Vita Chiesa

Iraq: card. Parolin, «chiedere e offrire perdono segno tangibile del nostro essere cristiani»

«Ci troviamo in una città, dove, dai tempi antichi, la comunità cristiana ha sempre vissuto la fede con intensità, anche in mezzo a difficoltà di ogni genere e persecuzioni. Neanche a voi è sono stati risparmiati la tribolazione, l’ingiustizia, il tradimento, e la distruzione di quanto avevate di più sacro, come questa cattedrale». Lo ha detto, stamattina, il cardinale segretario di Stato vaticano Pietro Parolin, nell’omelia della Messa celebrata nella cattedrale siro-cattolica di Altahera a Qaraqosh con Ignatius Joseph III Younan, patriarca dei siro-cattolici, e mons. Yohanna Petros Mouche, arcivescovo siro-cattolico di Mosul, nel corso della sua visita in Iraq per le celebrazioni natalizie (24-28 dicembre).

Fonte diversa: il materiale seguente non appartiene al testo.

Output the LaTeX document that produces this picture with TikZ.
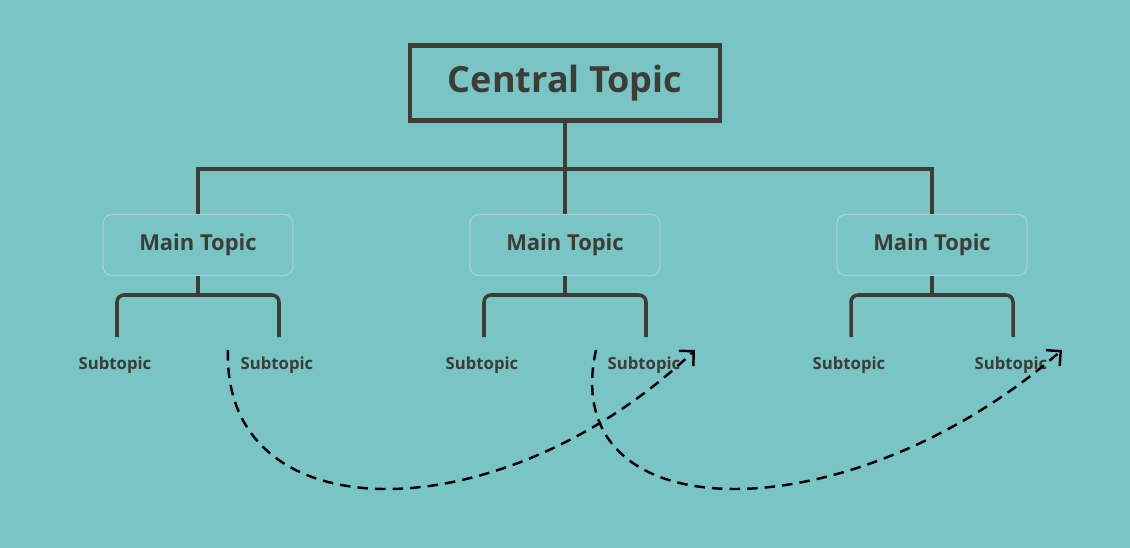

«La Chiesa e il mondo intero hanno assistito con incredulità e orrore ai fatti dell’estate 2014, quando da un giorno all’altro siete stati forzati a lasciare tutto e a fuggire dalle vostre case. Con grande esemplarità non avete rinnegato la vostra fede. Anche voi, come la santa famiglia di Nazareth, avete preso la strada dell’esilio per mettere al riparo la vita dei vostri figli, speranza per il futuro», ha aggiunto il porporato, che ha espresso un auspicio: «Che il dolore e la violenza sofferti non si trasformino mai in rancore e che il pesante giogo dell’odio non ricada mai sulle vostre spalle». Infatti, «il perdono è la base della riconciliazione». Secondo Parolin, «perdono e riconciliazione hanno una valenza sociale di grande rilievo. Perciò voi siete chiamati a offrire il vostro valido contributo non solo alla Chiesa ma a tutta la società essendo artefici di riconciliazione e di pace, testimoni dell’amore e del perdono, fonte di bene e benedizione per tutti».

«Chiedere e offrire perdono, iniziando dalle nostre stesse case, dalle nostre famiglie, in seno ai presbitèri e alle parrocchie, deve essere il segno tangibile del nostro essere cristiani che, insieme all’unità e alla concordia tra i membri della medesima comunità, possa diventare testimonianza viva per questo mondo travagliato dalle divisioni e dalla violenza. Ma niente di tutto ciò, carissimi, sarà possibile senza il sostegno di una fede vissuta pienamente all’insegna dell’amore», ha osservato il segretario di Stato.

«Dopo il tempo della prova, la Sacra Famiglia è rientrata a Nazareth. Anche per voi inizia il ritorno dall’esilio. Felicemente nella vostra città di Qaraqosh e in altri villaggi della Piana di Ninive si sta procedendo alla ricostruzione delle case e molti di voi avete già fatto rientro», ha ricordato, il cardinale segretario di Stato vaticano nell’omelia. «Ciò – ha aggiunto il porporato – è una fonte di gioia e di speranza per la Chiesa universale e per il vostro Paese. Tuttavia, l’impresa più ardua non è la riedificazione materiale, bensì la ricostruzione della fiducia, la ricomposizione del tessuto sociale lacerato dai tradimenti, dal rancore, dall’odio. Qui sta la vostra vocazione e la vostra missione: è in gioco la fedeltà alle vostre radici e la costruzione di un futuro migliore per i vostri figli».

Il cardinale ancora una volta ha ribadito «quanto sia importante la presenza dei cristiani in Medio Oriente«: «Siete la presenza di Gesù. Avete una missione insostituibile e importantissima. Vi esorto perciò a continuare a vivere la vostra fede e la vostra missione con fedeltà e gratitudine, con fiducia e speranza in questa Terra dove è cominciata la storia della salvezza, che oggi continua attraverso di voi». Di qui l’esortazione: «Coraggio, non abbiate paura, alzatevi con piede fermo e ricominciate la vostra vita perché il male non ha l’ultima parola sul vostro destino e sul vostro futuro in questa storica terra dei vostri padri».

Nel «tempo benedetto del Natale del Signore», ha concluso Parolin, «la potenza tenera del Bambino Gesù ci insegni a percorrere la via dell’amore e del dell’umiltà. Carissimi, auguro a tutti voi i doni dell’unità, della riconciliazione e della pace».